By Ken Behrend, TLC 2008
After 14 months of waiting, this morning I received an order from the Supreme Court of Pennsylvania denying allocator to the defendant insurance company’s petition seeking reversal of the Superior Court’s decision I argued and won, which reversed the trial court’s decision dismissing the claim at summary judgment. Thus, ends a legal odyssey that began September 17, 2004, when the remnants of Hurricane Katrina hit western Pennsylvania. In a small run down town, called Millvale, the water cascaded down the hills into the valley where the town is located and caused the municipal sewage system to, literally, explode up into basements of homes and businesses. BUT, since the water kept falling from the sky, the local creek flooded and essentially wiped out the town.

This is the same Hurricane Katrina that wiped out the gulf coast. You may have read in the news how thousands of insurance claims were denied in the gulf coast because even though there was wind damage to the properties, there was also flood damage. The courts upheld the denials on the basis that the policies contained “concurrent cause” provisions. (If one source of loss is covered and one is not, and they occur concurrently – no coverage has to be provided if one is excluded). In the gulf coast cases, the flooding cause of loss was excluded and the insurers won those cases.

The clients are a mom and pop operation, they owned a wholesale fabric business that did about $1 million a year in sales. Responsibly, he purchased $600,000 of business interruption insurance coverage. He also purchased a rider which included coverage for loss caused by sewer back-up, which would trigger payment also under the business interruption coverage. Since the sewer back-up destroyed the entire inventory of fabric stored in the basement, a claim was made. In denying the claim, the insurer asserted that the flooding also destroyed the inventory of fabric and the “concurrent cause” provision in the policy controls. The concurrent cause was from both sewer back-up (covered loss) and flood loss (not covered).

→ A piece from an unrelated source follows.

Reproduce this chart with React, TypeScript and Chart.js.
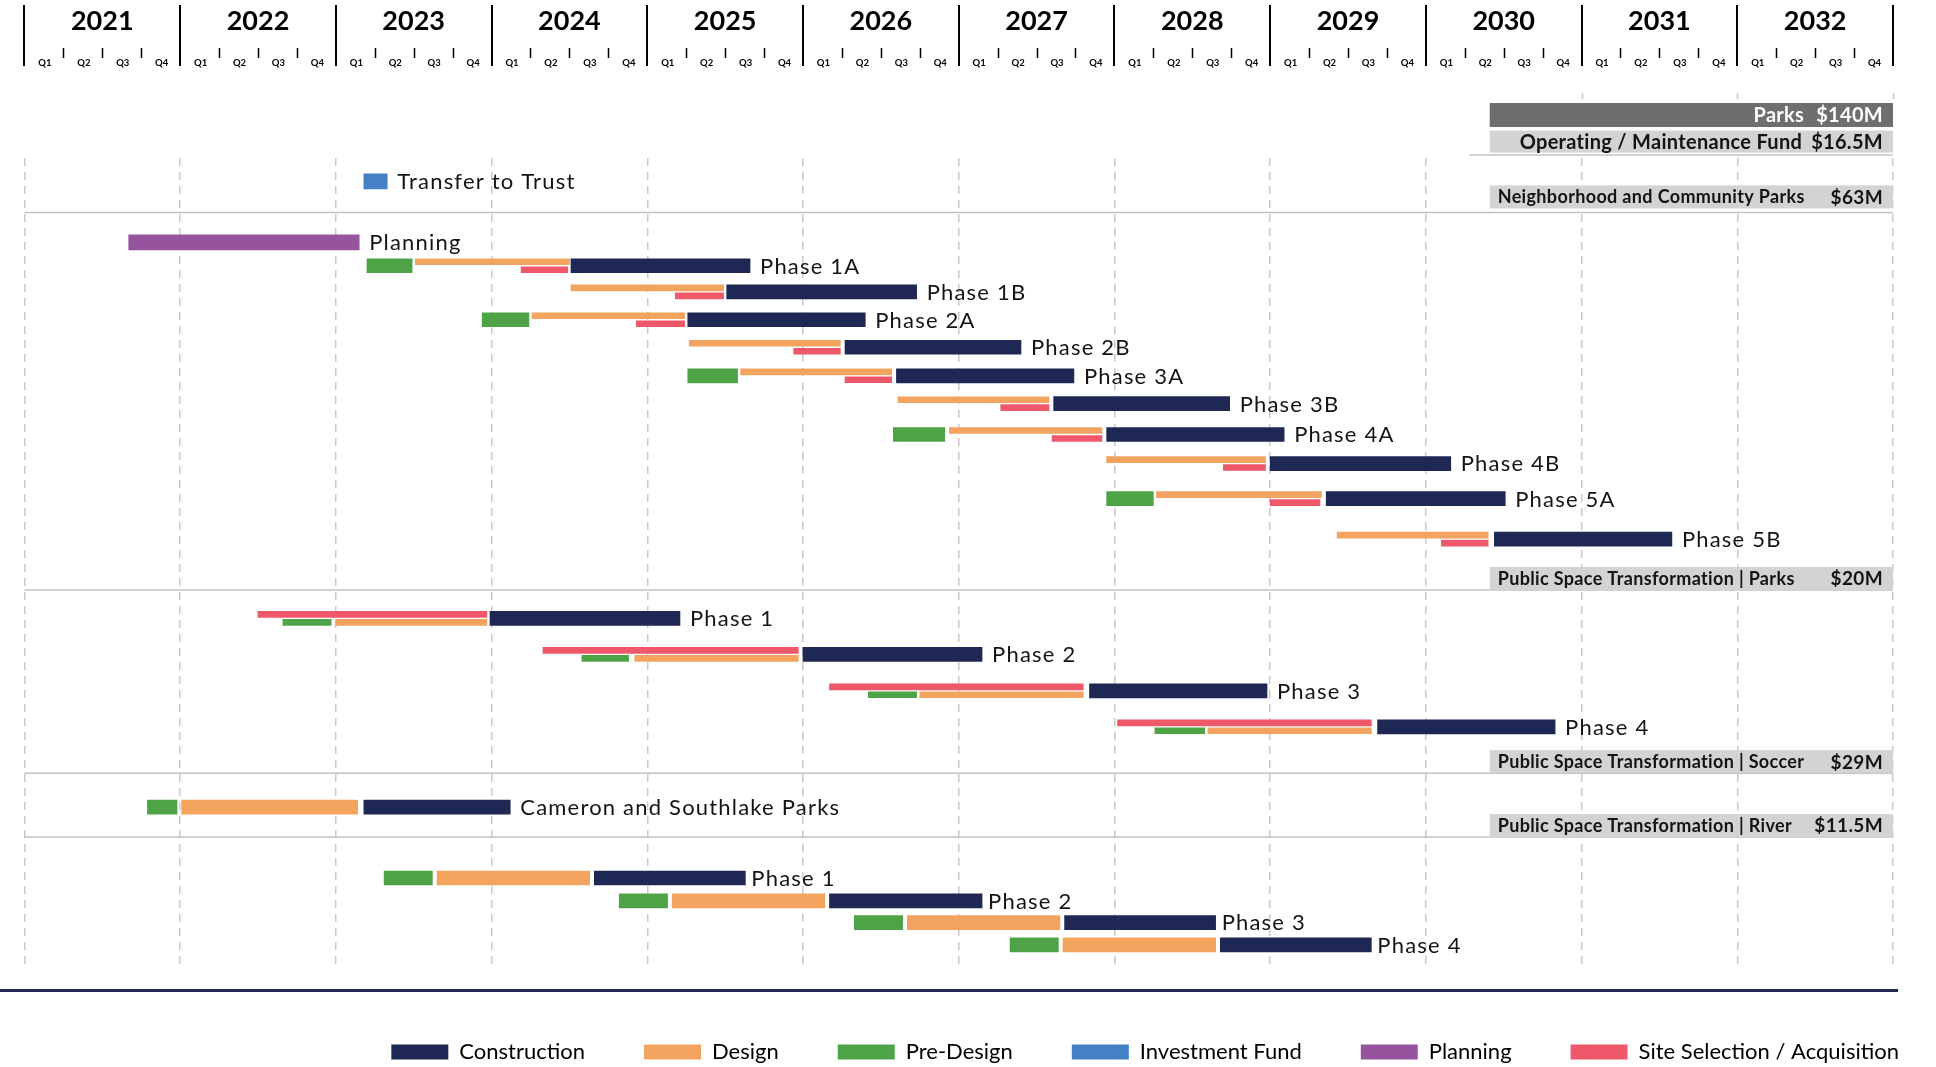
import React, { useEffect, useRef } from 'react';
import { Chart, registerables } from 'chart.js';

Chart.register(...registerables);

// ---------- tick labels ----------
const YEARS = ['2021', '2022', '2023', '2024', '2025', '2026', '2027', '2028', '2029', '2030', '2031', '2032'];
const QUARTERS = ['Q1', 'Q2', 'Q3', 'Q4'];

// ---------- rows ----------
const ROW_LABELS = [
  'Transfer to Trust', 'Planning',
  'Phase 1A', 'Phase 1B', 'Phase 2A', 'Phase 2B', 'Phase 3A', 'Phase 3B', 'Phase 4A', 'Phase 4B', 'Phase 5A', 'Phase 5B',
  'Phase 1', 'Phase 2', 'Phase 3', 'Phase 4',
  'Cameron and Southlake Parks',
  'Phase 1', 'Phase 2', 'Phase 3', 'Phase 4',
];
// row position on the vertical row scale (0 = top of timeline)
const ROW_POS = [1.04, 3.75, 4.79, 5.95, 7.19, 8.41, 9.68, 10.92, 12.29, 13.58, 15.14, 16.94, 20.46, 22.06, 23.68, 25.28, 28.85, 32.0, 33.02, 33.98, 34.97];
// N: design above / site below, P: site above / pre-design + design below, F: full height
const ROW_MODE = ['F', 'F', 'N', 'N', 'N', 'N', 'N', 'N', 'N', 'N', 'N', 'N', 'P', 'P', 'P', 'P', 'F', 'F', 'F', 'F', 'F'];

type Span = [number, number] | null;

const CONSTRUCTION: Span[] = [
  null, null,
  [2024.51, 2025.66], [2025.51, 2026.73], [2025.26, 2026.40], [2026.27, 2027.40], [2026.60, 2027.74],
  [2027.61, 2028.74], [2027.95, 2029.09], [2029.00, 2030.16], [2029.36, 2030.51], [2030.44, 2031.58],
  [2023.99, 2025.21], [2026.00, 2027.15], [2027.84, 2028.98], [2029.69, 2030.83],
  [2023.18, 2024.12],
  [2024.66, 2025.63], [2026.17, 2027.15], [2027.68, 2028.65], [2028.68, 2029.65],
];
const DESIGN: Span[] = [
  null, null,
  [2023.51, 2024.50], [2024.51, 2025.49], [2024.26, 2025.24], [2025.27, 2026.24], [2025.60, 2026.57],
  [2026.61, 2027.58], [2026.94, 2027.92], [2027.95, 2028.97], [2028.27, 2029.33], [2029.43, 2030.40],
  [2023.00, 2023.97], [2024.92, 2025.97], [2026.75, 2027.80], [2028.60, 2029.65],
  [2022.01, 2023.14],
  [2023.65, 2024.63], [2025.16, 2026.14], [2026.67, 2027.65], [2027.67, 2028.65],
];
const PRE_DESIGN: Span[] = [
  null, null,
  [2023.20, 2023.49], null, [2023.94, 2024.24], null, [2025.26, 2025.58],
  null, [2026.58, 2026.91], null, [2027.95, 2028.25], null,
  [2022.66, 2022.97], [2024.58, 2024.88], [2026.42, 2026.73], [2028.26, 2028.58],
  [2021.79, 2021.98],
  [2023.31, 2023.62], [2024.82, 2025.13], [2026.33, 2026.64], [2027.33, 2027.64],
];
const INVESTMENT_FUND: Span[] = [
  [2023.18, 2023.33], null,
  null, null, null, null, null, null, null, null, null, null,
  null, null, null, null,
  null,
  null, null, null, null,
];
const PLANNING: Span[] = [
  null, [2021.67, 2023.15],
  null, null, null, null, null, null, null, null, null, null,
  null, null, null, null,
  null,
  null, null, null, null,
];
const SITE_SELECTION: Span[] = [
  null, null,
  [2024.19, 2024.49], [2025.18, 2025.49], [2024.93, 2025.24], [2025.94, 2026.24], [2026.27, 2026.57],
  [2027.27, 2027.58], [2027.60, 2027.92], [2028.70, 2028.97], [2029.00, 2029.32], [2030.10, 2030.40],
  [2022.50, 2023.97], [2024.33, 2025.97], [2026.17, 2027.80], [2028.02, 2029.65],
  null,
  null, null, null, null,
];

// ---------- legend ----------
const LEGEND_LABELS = ['Construction', 'Design', 'Pre-Design', 'Investment Fund', 'Planning', 'Site Selection / Acquisition'];
const LEGEND_COLORS = ['#1F2755', '#F2A35E', '#4EA346', '#4480C4', '#96539E', '#EF576B'];

// ---------- budget headers ----------
const PROGRAM_TITLE = 'Parks';
const PROGRAM_BUDGET = '$140M';
const PROGRAM_POS = -1.91;
const FUND_TITLE = 'Operating / Maintenance Fund';
const FUND_BUDGET = '$16.5M';
const FUND_POS = -0.73;
const FUND_RULE_POS = -0.13;

const SECTION_TITLES = [
  'Neighborhood and Community Parks',
  'Public Space Transformation | Parks',
  'Public Space Transformation | Soccer',
  'Public Space Transformation | River',
];
const SECTION_BUDGETS = ['$63M', '$20M', '$29M', '$11.5M'];
const SECTION_BOX_POS = [1.73, 18.69, 26.83, 29.67];
const SECTION_RULE_POS = [2.42, 19.2, 27.34, 30.18];

// ---------- layout / style constants ----------
const ROW_MAX = 36;
const THIN_SHIFT = 0.1775;
const BOX_LEFT_YEAR = 2030.41;
const FUND_RULE_LEFT_YEAR = 2030.28;
const FONT = 'Lato';
const TEXT_COLOR = '#141414';

const YEAR0 = Number(YEARS[0]);

function buildDatasets() {
  const cats = [
    { data: CONSTRUCTION, color: LEGEND_COLORS[0], track: (_m: string) => 'y' },
    { data: DESIGN, color: LEGEND_COLORS[1], track: (m: string) => (m === 'N' ? 'yTop' : m === 'P' ? 'yBot' : 'y') },
    { data: PRE_DESIGN, color: LEGEND_COLORS[2], track: (m: string) => (m === 'P' ? 'yBot' : 'y') },
    { data: INVESTMENT_FUND, color: LEGEND_COLORS[3], track: (_m: string) => 'y' },
    { data: PLANNING, color: LEGEND_COLORS[4], track: (_m: string) => 'y' },
    { data: SITE_SELECTION, color: LEGEND_COLORS[5], track: (m: string) => (m === 'P' ? 'yTop' : 'yBot') },
  ];
  const sets: any[] = [];
  cats.forEach((c, ci) => {
    ['y', 'yTop', 'yBot'].forEach((axis) => {
      const pts: any[] = [];
      c.data.forEach((span, i) => {
        if (span && c.track(ROW_MODE[i]) === axis) pts.push({ x: span, y: ROW_POS[i] });
      });
      if (!pts.length) return;
      const thick = axis === 'y' ? (ci === 3 || ci === 4 ? 15 : 14) : 6;
      sets.push({
        label: LEGEND_LABELS[ci],
        data: pts,
        yAxisID: axis,
        xAxisID: 'x',
        backgroundColor: c.color,
        borderWidth: 0,
        borderSkipped: false,
        grouped: false,
        barPercentage: 1,
        categoryPercentage: 1,
        maxBarThickness: thick,
      });
    });
  });
  return sets;
}

function rowEnd(i: number) {
  let m = -Infinity;
  [CONSTRUCTION, DESIGN, PRE_DESIGN, INVESTMENT_FUND, PLANNING, SITE_SELECTION].forEach((arr) => {
    const s = arr[i];
    if (s) m = Math.max(m, s[1]);
  });
  return m;
}

function txt(ctx: CanvasRenderingContext2D, s: string, x: number, yc: number, size: number, weight: string, align: CanvasTextAlign, color: string, spacing = 0) {
  ctx.font = `${weight} ${size}px ${FONT}`;
  (ctx as any).letterSpacing = `${spacing}px`;
  ctx.textAlign = align;
  ctx.textBaseline = 'alphabetic';
  ctx.fillStyle = color;
  ctx.fillText(s, x, yc + size * 0.36);
  (ctx as any).letterSpacing = '0px';
}

function measure(ctx: CanvasRenderingContext2D, s: string, size: number, weight: string, spacing = 0) {
  ctx.font = `${weight} ${size}px ${FONT}`;
  (ctx as any).letterSpacing = `${spacing}px`;
  const w = ctx.measureText(s).width;
  (ctx as any).letterSpacing = '0px';
  return w;
}

const overlayPlugin = {
  id: 'timelineOverlay',
  afterLayout(chart: any) {
    const lg = chart.legend;
    if (lg) {
      const pad = lg.options.labels.padding;
      const fs = lg.options.labels.font.size;
      lg.left = 0;
      lg.right = 1899 + pad;
      lg.top = 1052 - fs / 2 - pad;
      lg.bottom = 1067;
      lg.width = lg.right - lg.left;
      lg.height = lg.bottom - lg.top;
    }
  },
  afterDatasetsDraw(chart: any) {
    const { ctx, chartArea, scales } = chart;
    const x = scales.x;
    const y = scales.y;
    ctx.save();

    // header: year boundaries, quarter ticks and labels
    ctx.strokeStyle = '#000';
    ctx.lineWidth = 2;
    for (let i = 0; i <= YEARS.length; i++) {
      const px = Math.round(x.getPixelForValue(YEAR0 + i));
      ctx.beginPath();
      ctx.moveTo(px, 5);
      ctx.lineTo(px, 66);
      ctx.stroke();
    }
    ctx.lineWidth = 1.5;
    for (let i = 0; i < YEARS.length; i++) {
      for (let q = 1; q < 4; q++) {
        const px = Math.round(x.getPixelForValue(YEAR0 + i + q / 4)) + 0.5;
        ctx.beginPath();
        ctx.moveTo(px, 48);
        ctx.lineTo(px, 58);
        ctx.stroke();
      }
      for (let q = 0; q < 4; q++) {
        const px = x.getPixelForValue(YEAR0 + i + (q + 0.5) / 4) + 1;
        txt(ctx, QUARTERS[q], px, 63, 9.5, 'bold', 'center', '#000');
      }
    }

    const boxL = x.getPixelForValue(BOX_LEFT_YEAR);
    const boxR = chartArea.right;

    // grid stubs visible above the budget boxes
    ctx.strokeStyle = '#C9C9C9';
    ctx.lineWidth = 1.5;
    for (let i = 0; i <= YEARS.length; i++) {
      const v = YEAR0 + i;
      if (v < BOX_LEFT_YEAR) continue;
      const px = Math.round(x.getPixelForValue(v)) + 0.5;
      ctx.beginPath();
      ctx.moveTo(px, 93);
      ctx.lineTo(px, 99);
      ctx.stroke();
    }

    // program + fund boxes
    let yc = y.getPixelForValue(PROGRAM_POS);
    ctx.fillStyle = '#6E6E6E';
    ctx.fillRect(boxL, yc - 12, boxR - boxL, 24);
    let bw = measure(ctx, PROGRAM_BUDGET, 20, 'bold', 0.3);
    txt(ctx, PROGRAM_BUDGET, boxR - 10, yc, 20, 'bold', 'right', '#fff', 0.3);
    txt(ctx, PROGRAM_TITLE, boxR - 10 - bw - 12, yc, 20, 'bold', 'right', '#fff', 0.3);

    yc = y.getPixelForValue(FUND_POS);
    ctx.fillStyle = '#D3D3D3';
    ctx.fillRect(boxL, yc - 11, boxR - boxL, 22);
    bw = measure(ctx, FUND_BUDGET, 20, 'bold', 0.3);
    txt(ctx, FUND_BUDGET, boxR - 10, yc, 20, 'bold', 'right', TEXT_COLOR, 0.3);
    txt(ctx, FUND_TITLE, boxR - 10 - bw - 9, yc, 20, 'bold', 'right', TEXT_COLOR, 0.3);

    ctx.strokeStyle = '#C2C2C2';
    ctx.lineWidth = 1.5;
    const ry = y.getPixelForValue(FUND_RULE_POS);
    ctx.beginPath();
    ctx.moveTo(x.getPixelForValue(FUND_RULE_LEFT_YEAR), ry);
    ctx.lineTo(boxR, ry);
    ctx.stroke();

    // section rules and boxes
    SECTION_TITLES.forEach((title, i) => {
      const r = y.getPixelForValue(SECTION_RULE_POS[i]);
      ctx.strokeStyle = '#C2C2C2';
      ctx.lineWidth = 1.5;
      ctx.beginPath();
      ctx.moveTo(chartArea.left, r);
      ctx.lineTo(chartArea.right, r);
      ctx.stroke();
      const c = y.getPixelForValue(SECTION_BOX_POS[i]);
      ctx.fillStyle = '#D3D3D3';
      ctx.fillRect(boxL, c - 11.5, boxR - boxL, 23);
      txt(ctx, title, boxL + 8, c, 18, 'bold', 'left', TEXT_COLOR, 0.35);
      txt(ctx, SECTION_BUDGETS[i], boxR - 10, c, 19, 'bold', 'right', TEXT_COLOR, 0.35);
    });

    // row labels
    ROW_LABELS.forEach((label, i) => {
      const gap = ROW_POS[i] > SECTION_RULE_POS[3] ? 6 : 10;
      const px = x.getPixelForValue(rowEnd(i)) + gap;
      const py = y.getPixelForValue(ROW_POS[i]);
      txt(ctx, label, px, py, 22, 'normal', 'left', TEXT_COLOR, 1.2);
    });

    // bottom rule
    ctx.strokeStyle = '#1F2755';
    ctx.lineWidth = 3;
    ctx.beginPath();
    ctx.moveTo(0, 990.5);
    ctx.lineTo(chartArea.right + 5, 990.5);
    ctx.stroke();

    ctx.restore();
  },
};

const thinScale = (min: number, max: number) => ({
  type: 'linear',
  display: false,
  reverse: true,
  offset: false,
  min,
  max,
  afterBuildTicks: (s: any) => {
    s.ticks = [{ value: s.min }, { value: s.max }];
  },
});

export default function App() {
  const ref = useRef<HTMLCanvasElement>(null);
  useEffect(() => {
    document.body.style.margin = '0';
    document.body.style.overflow = 'hidden';
    const canvas = ref.current;
    if (!canvas) return;
    const chart = new Chart(canvas, {
      type: 'bar',
      data: { datasets: buildDatasets() },
      options: {
        indexAxis: 'y',
        animation: false,
        responsive: false,
        maintainAspectRatio: false,
        events: [],
        layout: { padding: { left: 24.4, right: 43, top: 0, bottom: 8 } },
        scales: {
          x: {
            type: 'linear',
            position: 'top',
            min: YEAR0,
            max: YEAR0 + YEARS.length,
            offset: false,
            beginAtZero: false,
            afterBuildTicks: (s: any) => {
              s.ticks = YEARS.map((_, i) => ({ value: YEAR0 + i + 0.5 }));
            },
            afterFit: (s: any) => {
              s.height = 158;
              s.paddingLeft = 0;
              s.paddingRight = 0;
            },
            grid: {
              offset: true,
              drawTicks: true,
              tickLength: 121,
              tickColor: 'rgba(0,0,0,0)',
              drawOnChartArea: true,
              color: '#C9C9C9',
              lineWidth: 1.5,
            },
            border: { display: false, dash: [8, 6] },
            ticks: {
              autoSkip: false,
              maxRotation: 0,
              padding: 0,
              color: '#000',
              font: { family: FONT, size: 27, weight: 'bold' },
              callback: (_v: any, i: number) => YEARS[i],
            },
          },
          y: thinScale(0, ROW_MAX),
          yTop: thinScale(THIN_SHIFT, ROW_MAX + THIN_SHIFT),
          yBot: thinScale(-THIN_SHIFT, ROW_MAX - THIN_SHIFT),
        } as any,
        plugins: {
          tooltip: { enabled: false },
          legend: {
            position: 'bottom',
            align: 'end',
            onClick: () => {},
            labels: {
              boxWidth: 57,
              boxHeight: 15,
              padding: 59,
              color: TEXT_COLOR,
              font: { family: FONT, size: 22 },
              generateLabels: () =>
                LEGEND_LABELS.map((text, i) => ({
                  text,
                  fillStyle: LEGEND_COLORS[i],
                  strokeStyle: LEGEND_COLORS[i],
                  lineWidth: 0,
                  hidden: false,
                  datasetIndex: i,
                })),
            },
          },
        },
      } as any,
      plugins: [overlayPlugin],
    });
    return () => chart.destroy();
  }, []);
  return (
    <div style={{ width: 1936, height: 1067, position: 'relative' }}>
      <canvas ref={ref} width={1936} height={1067} style={{ display: 'block', width: 1936, height: 1067 }} />
    </div>
  );
}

The insurer pointed to all of the decisions from other states, particularly in the gulf coast, where the courts routinely supported the denial of the claims caused by Hurricane Katrina.

In overcoming this defense, fortunately, I was able to successfully argue that the sewer back-up coverage was provided by a rider to the policy and cost extra. As such, the rider should trump the policy terms since the concurrent cause provision was in the main policy but was NOT part of the rider language. Indeed, the Superior Court called the denial using language in the main policy to deny a claim based upon the rider language a: “sleight of hand.” Bishops, Inc. v. Penn National Insurance, 984 A.2d 982 (Pa. Super. 2009), appeal dnd. ___ A.3d ___ (Pa. April 3, 2011).

In both the brief writing and the appellate oral argument, I used TLC methods. I told the story of the case from the perspective of the RIDER and why it was more important than the main policy language, as well as how the use of the main policy language was deceptive!


Much to the annoyance and chagrin of the insurer, the Superior Court agreed that the Rider “trumps” the language in the main policy, and now the Supreme Court has permitted the decision to stand!
 

The Supreme Court’s ruling is very dramatic in result, (client will be paid around $900,000 which includes 6% interest), but anti-climatic at the same time, since there is no one to witness, this blessed event. All there is, is a cold lifeless a piece of paper. This case may never be heard about in the media, and the public will never know that there are possible ways to beat an insurer’s deceptive use of the “concurrent cause” provision that was used so successfully in the gulf coast cases.